Glossary
A
Absolute Difference
A signal on numeric values that is used to find numbers that are "close" to one another in an absolute sense, for example, within a certain, preset range.
Admin
A user role for Tamr Core, admins are the project leaders who manage deliverables and user access through policies and roles. See User Roles and Tamr Core Documentation and Admin Tasks and Responsibilities.
Attribute
A data field in a record, such as age, name, or state. Attributes have values. One record has many attributes, and attributes can be used in machine learning.
Author
A role that can be assigned to users or groups in policies. Authors can create projects and add them to policies, and upload datasets and add them to policies. See User Roles and Tamr Core Documentation and [Author Tasks and Responsibilities] (doc:author-tasks-and-responsibilities).
B
Binning
See Blocking.
Blocking
The process by which a mastering project reduces the number of pairwise comparisons made in a mastering project. Instead of comparing all records to all records, the project uses this model to divide records into K blocks, and only compares blocks where matches are possible. The goal of blocking is to find all true matches and prune as many non-matching pairs as possible.
Bootstrapping
The process of creating a unified attribute with the same name as the input attribute. See Approaches to Creating a Unified Schema.
Tip: Bootstrapping in Tamr Core does not refer to statistical sampling.
C
Category
An element in a taxonomy. For example, a taxonomy about food might include the categories fruit, meat, and bread. Each of those categories might contain categories such as apple, orange, steak, or bagel. See also node.
Categorization
The process of assigning records or entities to meaningful groups by matching them to entries in a taxonomy. Categorization identifies a single entry, or node, as the "best" match for each record. In a taxonomy with hierarchical levels, the matching node can be at any hierarchical level. In categorization projects, this process is aided by machine learning models that use supervised learning to categorize records. For more information, see Categorization.
Classification
A type of machine learning algorithm and model. For example, in categorization projects, expert reviewers assign a small set of records to the nodes that match best in a taxonomy. Using these training examples, the model iteratively uses "classification" to propose nodes for more records. Through this iterative, supervised learning process you reach matches that meet a predefined level of accuracy.
Cluster
A consolidation of records and their attributes across your datasets that a mastering project suggests are matches.
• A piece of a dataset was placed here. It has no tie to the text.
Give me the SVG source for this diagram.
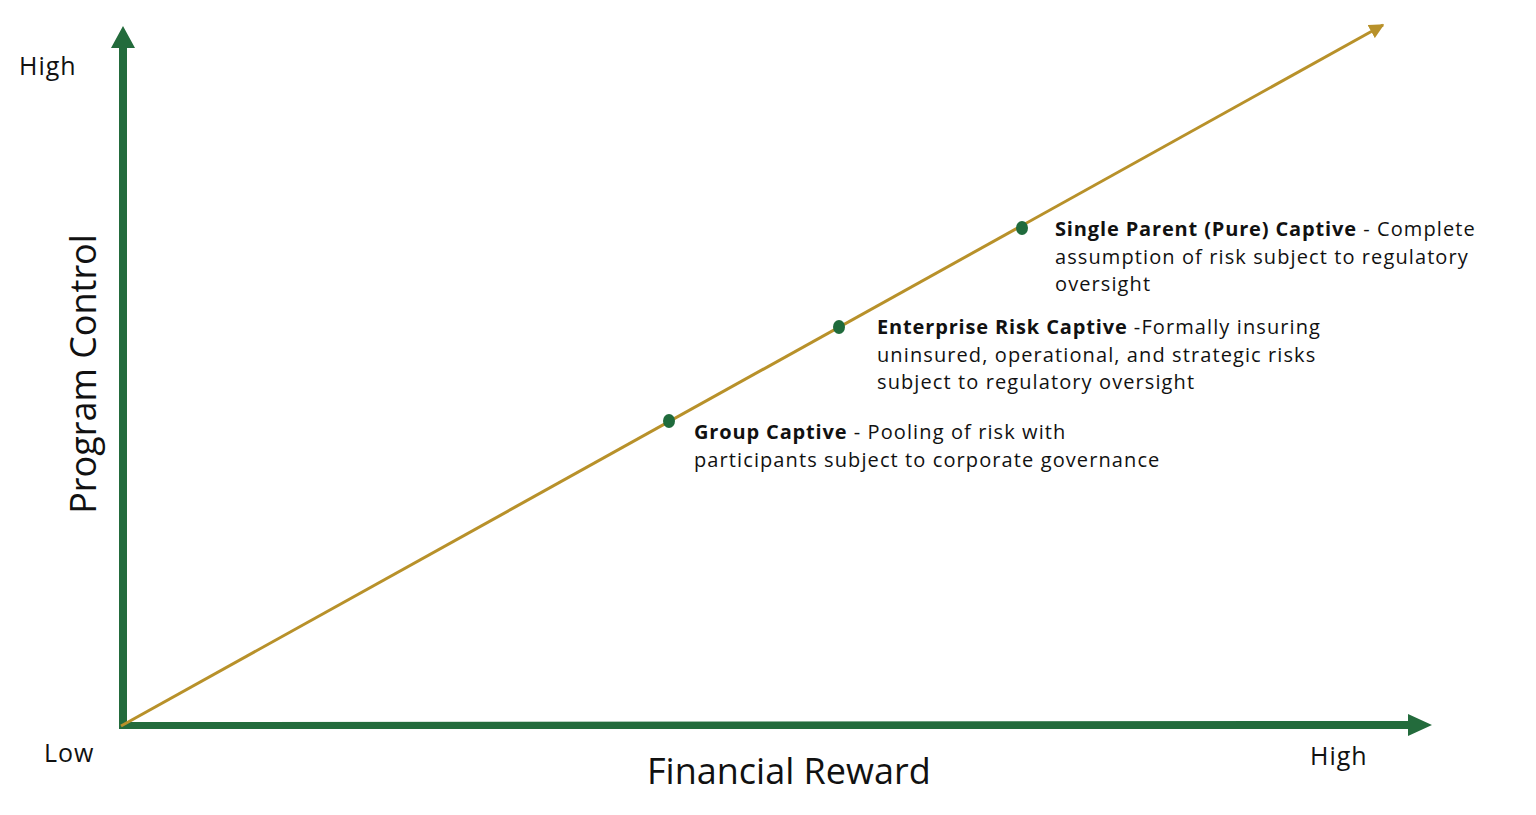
<svg xmlns="http://www.w3.org/2000/svg" width="1536" height="815" viewBox="0 0 1536 815">
<style>
text{font-family:"Open Sans","DejaVu Sans",sans-serif;fill:#111}
.lbl{font-size:20px;letter-spacing:1.1px}
.b{font-weight:bold;letter-spacing:0.85px}
.ax{font-size:25px;letter-spacing:1px}
.title{font-size:36px}
.dot{fill:#1F6B3C}
</style>
<defs>
<marker id="gold" viewBox="0 0 10 10" refX="9" refY="5" markerWidth="5" markerHeight="5" orient="auto" markerUnits="strokeWidth">
<path d="M0,0 L10,5 L0,10 Z" fill="#B8912A"/>
</marker>
</defs>
<rect width="1536" height="815" fill="#fff"/>
<g id="connectors">
<path id="y-axis" d="M119,729 L119,48 L111,48 L123,26 L135,48 L127,48 L127,729 Z" fill="#236B3C"/>
<path id="x-axis" d="M119,722 L1408,721 L1408,714 L1432,725 L1408,736 L1408,729 L119,729 Z" fill="#236B3C"/>
<line id="diag" x1="121" y1="726" x2="1383" y2="25" stroke="#B8912A" stroke-width="3" marker-end="url(#gold)"/>
</g>
<g id="axis-labels">
<text class="ax" x="19" y="75">High</text>
<text class="ax" x="44" y="762">Low</text>
<text class="ax" x="1310" y="765">High</text>
<text class="title" x="647" y="784">Financial Reward</text>
<text class="title" transform="translate(96,374) rotate(-90)" text-anchor="middle">Program Control</text>
</g>
<g id="node-group">
<ellipse class="dot" cx="669" cy="421" rx="6" ry="7"/>
<text class="lbl" x="694" y="439"><tspan class="b">Group Captive</tspan> - Pooling of risk with</text>
<text class="lbl" x="694" y="467">participants subject to corporate governance</text>
</g>
<g id="node-enterprise">
<ellipse class="dot" cx="839" cy="327" rx="6" ry="7"/>
<text class="lbl" x="877" y="334"><tspan class="b">Enterprise Risk Captive</tspan> -Formally insuring</text>
<text class="lbl" x="877" y="362">uninsured, operational, and strategic risks</text>
<text class="lbl" x="877" y="389">subject to regulatory oversight</text>
</g>
<g id="node-single">
<ellipse class="dot" cx="1022" cy="228" rx="6" ry="7"/>
<text class="lbl" x="1055" y="236"><tspan class="b">Single Parent (Pure) Captive</tspan> - Complete</text>
<text class="lbl" x="1055" y="264">assumption of risk subject to regulatory</text>
<text class="lbl" x="1055" y="291">oversight</text>
</g>
</svg>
Clusters can also be called consolidated entities. Tamr Core computes precision and recall metrics for clusters.
For more information, see Precision and Recall.
Consolidated Entity
See Cluster.
Cosine Similarity
A signal on text values that Tamr Core uses as a metric when running its matching machine learning model. Finding the cosine similarity of tokens measures the angle between two vectors, where each vector is made up of tokens. Tokens are weighted with IDF (inverse document frequency) weighting by default, or you can leave the tokens equally weighted. Cosine similarity grows exponentially with the number of tokens, but is guaranteed to have perfect recall (when used in the blocking model of a mastering project). See Tokenizers and Similarity Functions.
Cross Validation
Cross validation is the principle where each record is used the same number of times for training and exactly once for testing. For example, suppose you partition the data into two equal-sized subsets. First, you choose one of the subsets for training and the other for testing. You then swap the roles of the subsets so that the previous training set becomes the test set and vice versa. This approach is called a two-fold cross-validation. The total error is obtained by summing up the errors for both runs.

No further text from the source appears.